Adobe dropped a bomb this Monday, February 2, announcing that Adobe Animate will be discontinued on March 1, 2026.
The 25-year-old 2D animation software, which evolved from Flash and became a staple for creating everything from web animations to full TV series, is getting shut down as the company pivots hard toward artificial intelligence.
The announcement came through emails sent to existing users and a quiet update on Adobe’s support site.
Enterprise customers get extended technical support through March 1, 2029, while everyone else has until March 2027 to export their files and wrap up projects. After that, access to Animate files and project data ends.
The shows that used animate
Teen Titans Go!, Smiling Friends, My Little Pony, El Tigre, and countless other animated series relied on Adobe Animate for production.
The software made it possible for studios to create hand-drawn animations efficiently, balancing quality with tight TV production schedules.

Behind-the-scenes content from animators like Eric J. Pringle confirmed that shows like Teen Titans Go! ran entirely on Flash/Animate, and the program became essential for both indie creators and major studios.
Adobe’s explanation feels corporate and detached: “Animate has served its purpose well for creating, nurturing, and developing the animation ecosystem.
As technologies evolve, new platforms and paradigms emerge that better serve the needs of users.” Translation? The software doesn’t fit Adobe’s AI-first strategy anymore, so it’s getting killed off regardless of how many people depend on it.

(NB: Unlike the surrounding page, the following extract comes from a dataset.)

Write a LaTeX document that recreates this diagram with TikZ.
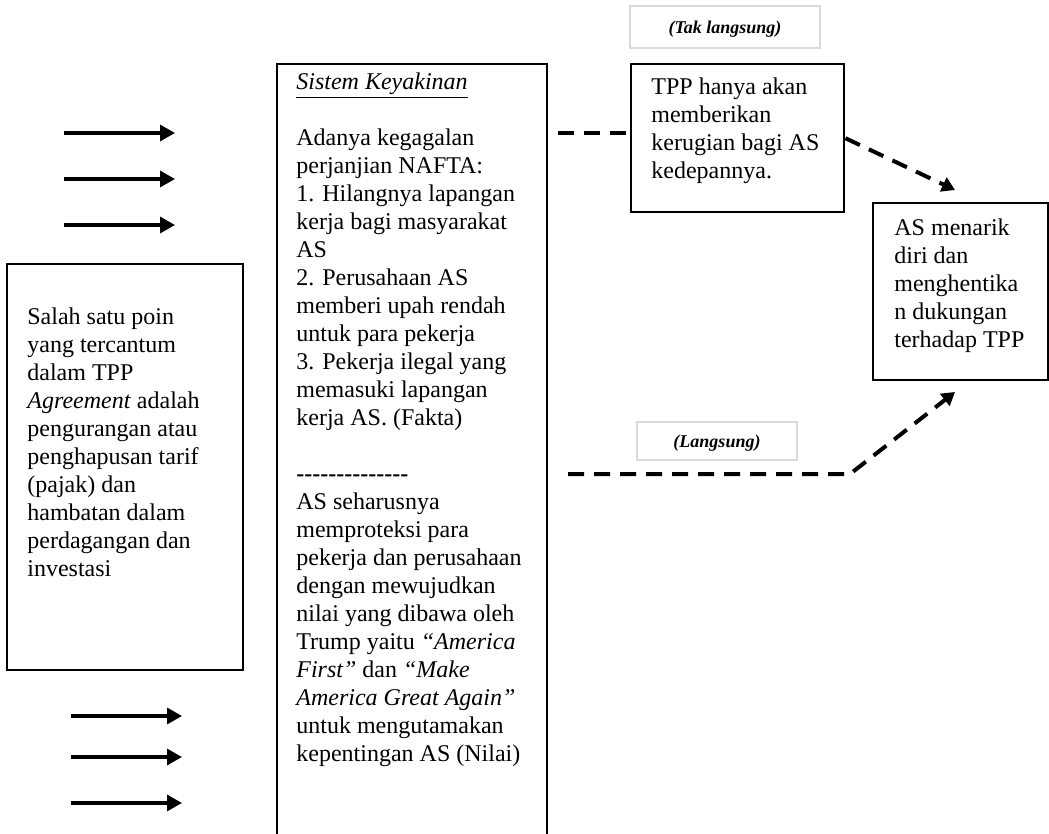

No real replacement exists
What’s wild is that Adobe can’t even recommend a proper replacement. Instead, the company suggests using After Effects for complex keyframe animation or Adobe Express for basic effects, basically telling users to cobble together a workflow from scattered tools. That’s not a solution, that’s a mess.
The response from the animation community has been brutal. Users flooded social media with anger and disbelief, with some saying things like “this is legit gonna ruin my life” and begging Adobe to at least open-source the software instead of abandoning it.
One user pointed out they just finished an entire semester learning Animate, only to have Adobe pull the rug out.

The writing was on the wall, though. Animate didn’t show up at Adobe Max 2025, the company’s flagship event where new features get announced.
No 2025 version ever dropped. Adobe was already shifting resources toward AI products like Firefly, custom generative models, and AI integrations across Creative Cloud. Animate just didn’t make the cut.
For thousands of animators, game developers, and content creators who built careers around this software, the next few weeks are critical.
Projects need migrating, new tools need learning, and workflows need rebuilding from scratch. Adobe’s AI pivot comes at a steep cost for the people who actually create things.